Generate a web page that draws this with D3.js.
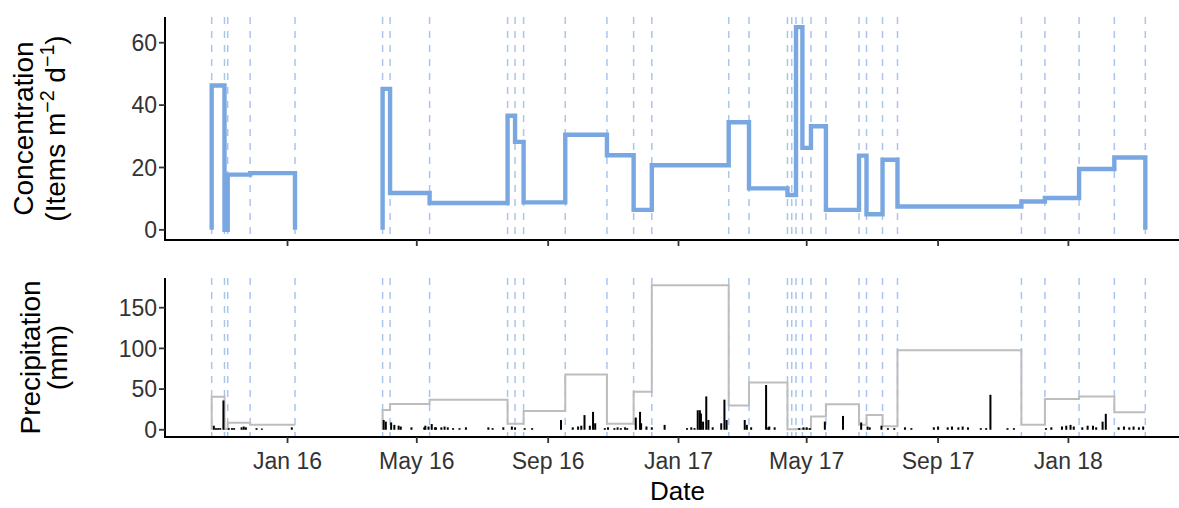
<!DOCTYPE html>
<html>
<head>
<meta charset="utf-8">
<script src="https://cdn.jsdelivr.net/npm/d3@7"></script>
<style>
  html, body { margin: 0; padding: 0; background: #ffffff; }
  svg { display: block; font-family: "Liberation Sans", Arial, Helvetica, sans-serif; }
</style>
</head>
<body>
<svg id="chart" width="1179" height="508"></svg>
<script>
// Sampling dates (trap deployment / collection), one dashed line each
const sampleDates = [
  "2015-10-22","2015-11-03","2015-11-06","2015-11-27","2016-01-08",
  "2016-03-30","2016-04-06","2016-05-13","2016-07-25","2016-08-01",
  "2016-08-09","2016-09-17","2016-10-26","2016-11-20","2016-12-07",
  "2017-02-17","2017-03-08","2017-04-13","2017-04-17","2017-04-21",
  "2017-04-27","2017-05-05","2017-05-19","2017-06-19","2017-06-26",
  "2017-07-11","2017-07-25","2017-11-18","2017-12-10","2018-01-11",
  "2018-02-13","2018-03-14"
];

// Concentration for each interval that starts at sampleDates[i] (null = no sampling)
const concentration = [
  46.3, 0, 17.7, 18.2, null,
  45.2, 11.8, 8.6, 36.6, 28.2,
  8.8, 30.5, 23.9, 6.4, 20.7,
  34.5, 13.3, 11.2, 11.2, 65.0,
  26.3, 33.2, 6.4, 23.8, 5.0,
  22.5, 7.5, 9.1, 10.2, 19.5,
  23.2
];

// Total precipitation over each sampling interval (mm)
const intervalPrecip = [
  40.7, 1, 8.5, 6.1, null,
  24.4, 31.7, 37, 7.5, 7.3,
  23, 68, 7.3, 46.8, 177.6,
  29.7, 58.2, 0.5, 0.5, 1,
  0.8, 16.3, 31.3, 6.1, 18.3,
  4.4, 97.8, 6.1, 37.8, 41,
  21.5
];

// Daily precipitation (mm)
const rainDays = [
  "2015-10-24","2015-10-26","2015-10-28","2015-10-30","2015-11-02","2015-11-07","2015-11-10","2015-11-12",
  "2015-11-19","2015-11-21","2015-11-23","2015-12-03","2015-12-08","2016-01-05",
  "2016-03-31","2016-04-02","2016-04-07","2016-04-10","2016-04-14","2016-04-16","2016-04-26",
  "2016-05-08","2016-05-09","2016-05-12","2016-05-15","2016-05-18","2016-05-19","2016-05-24","2016-05-27","2016-05-30",
  "2016-06-04","2016-06-10","2016-06-16","2016-07-07","2016-07-11","2016-07-21","2016-07-29","2016-08-01",
  "2016-08-10","2016-08-17","2016-09-13","2016-09-24","2016-09-29","2016-10-02","2016-10-05","2016-10-10",
  "2016-10-13","2016-10-15","2016-10-24","2016-10-27","2016-11-02","2016-11-05","2016-11-08","2016-11-12",
  "2016-11-14","2016-11-22","2016-11-26","2016-11-27","2016-12-02","2016-12-07","2016-12-19",
  "2017-01-09","2017-01-13","2017-01-16","2017-01-19","2017-01-21","2017-01-22","2017-01-24","2017-01-27",
  "2017-01-29","2017-02-02","2017-02-10","2017-02-13","2017-02-15","2017-03-04","2017-03-06","2017-03-10",
  "2017-03-24","2017-03-26","2017-03-27","2017-04-01","2017-04-24","2017-04-28","2017-05-01","2017-05-04",
  "2017-05-18","2017-06-04","2017-06-21","2017-06-27","2017-06-29","2017-07-10","2017-07-16","2017-07-22",
  "2017-08-01","2017-08-07","2017-08-28","2017-09-01","2017-09-10","2017-09-14","2017-09-20","2017-09-24",
  "2017-09-29","2017-10-11","2017-10-16","2017-10-20","2017-11-05","2017-11-11","2017-12-11","2017-12-16",
  "2017-12-26","2017-12-30","2018-01-03","2018-01-06","2018-01-14","2018-01-19","2018-01-24","2018-01-27",
  "2018-02-02","2018-02-05","2018-02-17","2018-02-22","2018-02-27","2018-03-03","2018-03-08","2018-03-12"
];
const rainMm = [
  5, 2, 2, 2, 36, 2, 2, 2,
  3, 4, 3, 2, 1.5, 3,
  12, 10, 9, 6, 5, 4, 3,
  3, 5, 4, 7, 3, 3, 3, 4, 3,
  2, 2, 3, 3, 2, 3, 4, 3,
  2, 2, 12, 3, 4, 5, 18, 5,
  22, 8, 2, 3, 2, 3, 2, 3,
  2, 15, 22, 8, 4, 3, 6,
  2, 3, 2, 24, 24, 20, 10, 41,
  12, 3, 8, 37, 12, 12, 6, 3,
  55, 3, 4, 3, 2, 3, 3, 2,
  10, 17, 9, 4, 3, 5, 2, 2,
  3, 2, 3, 4, 3, 4, 3, 4,
  3, 2, 2, 43, 2, 2, 2, 3,
  4, 5, 6, 4, 3, 5, 5, 3,
  10, 19.6, 3, 4, 3, 4, 3, 4
];

const concTicks = [0, 20, 40, 60];
const precipTicks = [0, 50, 100, 150];

const parse = d3.timeParse("%Y-%m-%d");
const dates = sampleDates.map(parse);

const svg = d3.select("#chart");
const W = 1179, H = 508;
svg.append("rect").attr("width", W).attr("height", H).attr("fill", "#ffffff");

const left = 165, right = 1192;
const topPanel = { y0: 17, y1: 240 };
const botPanel = { y0: 278, y1: 437 };

// x scale: data range with 5% padding on each side
const tMin = d3.min(dates), tMax = d3.max(dates);
const span = tMax - tMin;
const x = d3.scaleTime()
  .domain([new Date(+tMin - 0.05 * span), new Date(+tMax + 0.05 * span)])
  .range([left, right]);

const cMax = d3.max(concentration);
const yC = d3.scaleLinear().domain([-0.05 * cMax, 1.05 * cMax]).range([topPanel.y1, topPanel.y0]);
const pMax = d3.max(intervalPrecip);
const yP = d3.scaleLinear().domain([-0.05 * pMax, 1.05 * pMax]).range([botPanel.y1, botPanel.y0]);

const dashColor = "#a9c5ee";
function sampleLines(g, panel) {
  g.selectAll("line.sample").data(dates).join("line")
    .attr("class", "sample")
    .attr("x1", d => x(d)).attr("x2", d => x(d))
    .attr("y1", panel.y0).attr("y2", panel.y1)
    .attr("stroke", dashColor).attr("stroke-width", 1.5)
    .attr("stroke-dasharray", "7,7");
}

// Split intervals into contiguous runs, return step points per run
function runs(values, closeToZero) {
  const out = [];
  let cur = null;
  values.forEach((v, i) => {
    if (v == null) { if (cur) { out.push(cur); cur = null; } return; }
    if (!cur) cur = [[dates[i], 0]];
    cur.push([dates[i], v]);
    const next = values[i + 1];
    if (next == null) {
      cur.push([dates[i + 1], v]);
      if (closeToZero) cur.push([dates[i + 1], 0]);
      out.push(cur); cur = null;
    }
  });
  return out;
}

const tickFont = 23, titleFont = 28;
const axisColor = "#000000", tickColor = "#333333", labelColor = "#333333";

function yAxis(g, scale, ticks, panel) {
  g.append("line").attr("x1", left).attr("x2", left)
    .attr("y1", panel.y0).attr("y2", panel.y1 + 1)
    .attr("stroke", axisColor).attr("stroke-width", 2);
  ticks.forEach(t => {
    g.append("line").attr("x1", left - 6).attr("x2", left)
      .attr("y1", scale(t)).attr("y2", scale(t))
      .attr("stroke", tickColor).attr("stroke-width", 1.8);
    g.append("text").attr("x", left - 8).attr("y", scale(t))
      .attr("dy", "0.36em").attr("text-anchor", "end")
      .attr("font-size", tickFont).attr("fill", labelColor).text(t);
  });
}

const monthTicks = x.ticks(d3.timeMonth.every(4));
const fmt = d3.timeFormat("%b %y");
function xAxis(g, panel, withLabels) {
  g.append("line").attr("x1", left - 1).attr("x2", W)
    .attr("y1", panel.y1).attr("y2", panel.y1)
    .attr("stroke", axisColor).attr("stroke-width", 2);
  monthTicks.forEach(t => {
    g.append("line").attr("x1", x(t)).attr("x2", x(t))
      .attr("y1", panel.y1).attr("y2", panel.y1 + 6)
      .attr("stroke", tickColor).attr("stroke-width", 1.8);
    if (withLabels) {
      g.append("text").attr("x", x(t)).attr("y", panel.y1 + 32)
        .attr("text-anchor", "middle").attr("font-size", tickFont)
        .attr("fill", labelColor).text(fmt(t));
    }
  });
}

// ---- Concentration panel ----
const gTop = svg.append("g");
sampleLines(gTop, topPanel);
const lineC = d3.line().x(d => x(d[0])).y(d => yC(d[1])).curve(d3.curveStepAfter);
gTop.selectAll("path.conc").data(runs(concentration, true)).join("path")
  .attr("class", "conc")
  .attr("d", lineC)
  .attr("fill", "none").attr("stroke", "#79a7e1").attr("stroke-width", 4.4)
  .attr("stroke-linejoin", "miter");
yAxis(gTop, yC, concTicks, topPanel);
xAxis(gTop, topPanel, false);

// ---- Precipitation panel ----
const gBot = svg.append("g");
sampleLines(gBot, botPanel);
const lineP = d3.line().x(d => x(d[0])).y(d => yP(d[1])).curve(d3.curveStepAfter);
gBot.selectAll("path.precip").data(runs(intervalPrecip, false)).join("path")
  .attr("class", "precip")
  .attr("d", lineP)
  .attr("fill", "none").attr("stroke", "#bdbdbd").attr("stroke-width", 2);
const rain = rainDays.map((d, i) => ({ t: parse(d), v: rainMm[i] }));
gBot.selectAll("rect.rain").data(rain).join("rect")
  .attr("class", "rain")
  .attr("x", d => x(d.t) - 1)
  .attr("width", 2)
  .attr("y", d => yP(d.v))
  .attr("height", d => yP(0) - yP(d.v))
  .attr("fill", "#000000");
yAxis(gBot, yP, precipTicks, botPanel);
xAxis(gBot, botPanel, true);

// ---- Titles ----
function yTitle(cy, xBase1, xBase2, line1, line2parts) {
  svg.append("text")
    .attr("transform", `translate(${xBase1},${cy}) rotate(-90)`)
    .attr("text-anchor", "middle").attr("font-size", titleFont).attr("fill", "#000")
    .text(line1);
  const t2 = svg.append("text")
    .attr("transform", `translate(${xBase2},${cy}) rotate(-90)`)
    .attr("text-anchor", "middle").attr("font-size", titleFont).attr("fill", "#000");
  line2parts.forEach(p => {
    const s = t2.append("tspan").text(p.text);
    if (p.sup) s.attr("font-size", titleFont * 0.7).attr("baseline-shift", "super");
  });
}
const cyTop = (topPanel.y0 + topPanel.y1) / 2;
const cyBot = (botPanel.y0 + botPanel.y1) / 2;
yTitle(cyTop, 33, 65, "Concentration", [
  { text: "(Items m" }, { text: "\u22122", sup: true }, { text: " d" }, { text: "\u22121", sup: true }, { text: ")" }
]);
yTitle(cyBot, 40, 67, "Precipitation", [{ text: "(mm)" }]);

svg.append("text").attr("x", (left + 1190) / 2).attr("y", 500)
  .attr("text-anchor", "middle").attr("font-size", 26).attr("fill", "#000")
  .text("Date");
</script>
</body>
</html>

★ ★ ★ ★

> **YOUR TASK**
Show every line from the listing above in which the string "that" appears.

> **OUTPUT OF THE TASK**
Generate a web page that draws this with D3.js.
// Concentration for each interval that starts at sampleDates[i] (null = no sampling)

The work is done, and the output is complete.